Let $f \left(x\right) = {\left(1 + x\right)}^{n}$ and $g \left(x\right) = 1 + n x$ for $n > 1$. Note that both $f$ and $g$ are continuous and differentiable for all $x$ and that $f \left(0\right) = g \left(0\right) = 1$.

Next, we compute $f ' \left(x\right) = n {\left(1 + x\right)}^{n - 1}$ and $g ' \left(x\right) = n$. Since $n > 1$, we have $n - 1 > 0$.

Therefore, for $x > 0$, $f ' \left(x\right) > n \cdot {1}^{n - 1} = n = g ' \left(x\right)$.

On the other hand, for $- 1 < x < 0$ we have $0 < 1 + x < 1$ and f'(x) < n*1^(n-1)=n=g'(x).

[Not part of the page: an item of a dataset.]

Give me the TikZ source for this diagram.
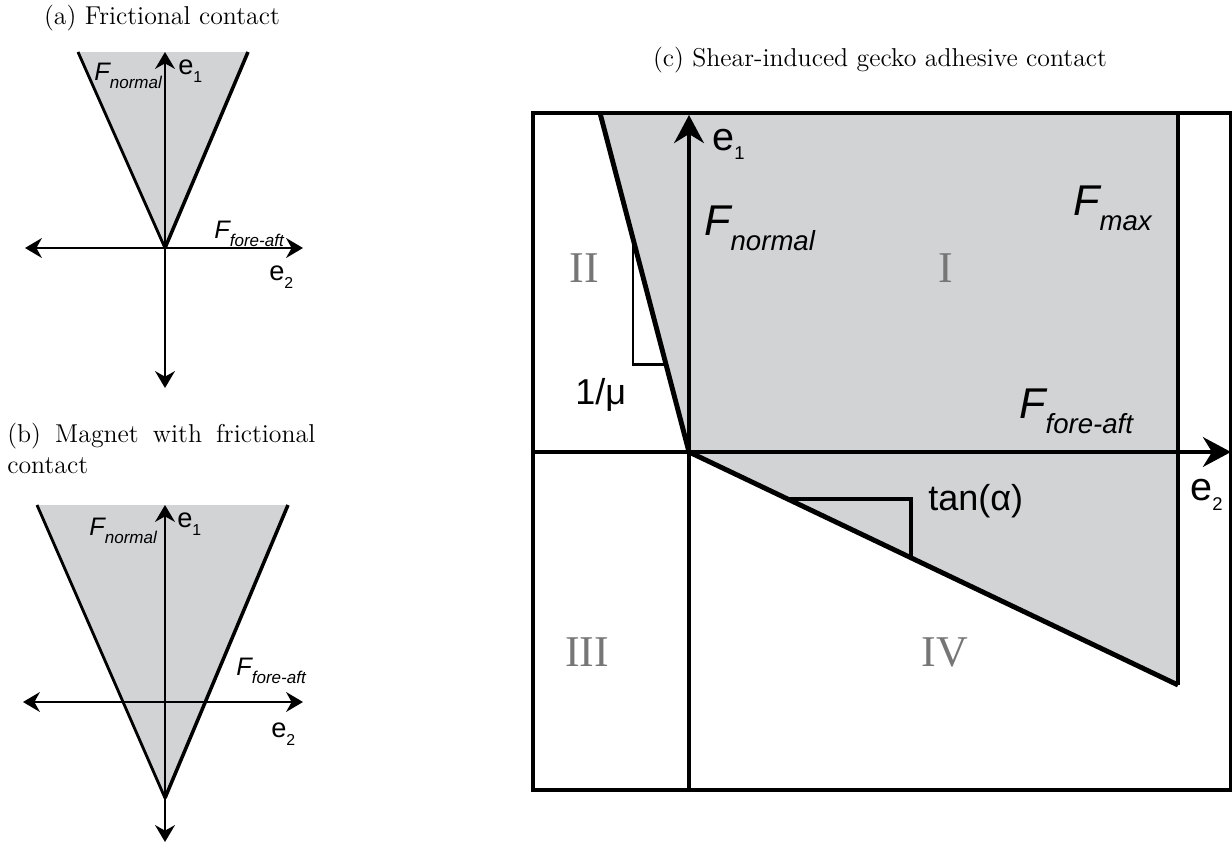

Putting these facts together and applying the Racetrack Principal allows us to say that $f \left(x\right) > g \left(x\right)$ for $x > 0$ and for $- 1 < x < 0$. In other words, ${\left(1 + x\right)}^{n} > 1 + n x$ for $x > 0$ and for $- 1 < x < 0$ (they are equal when $x = 0$).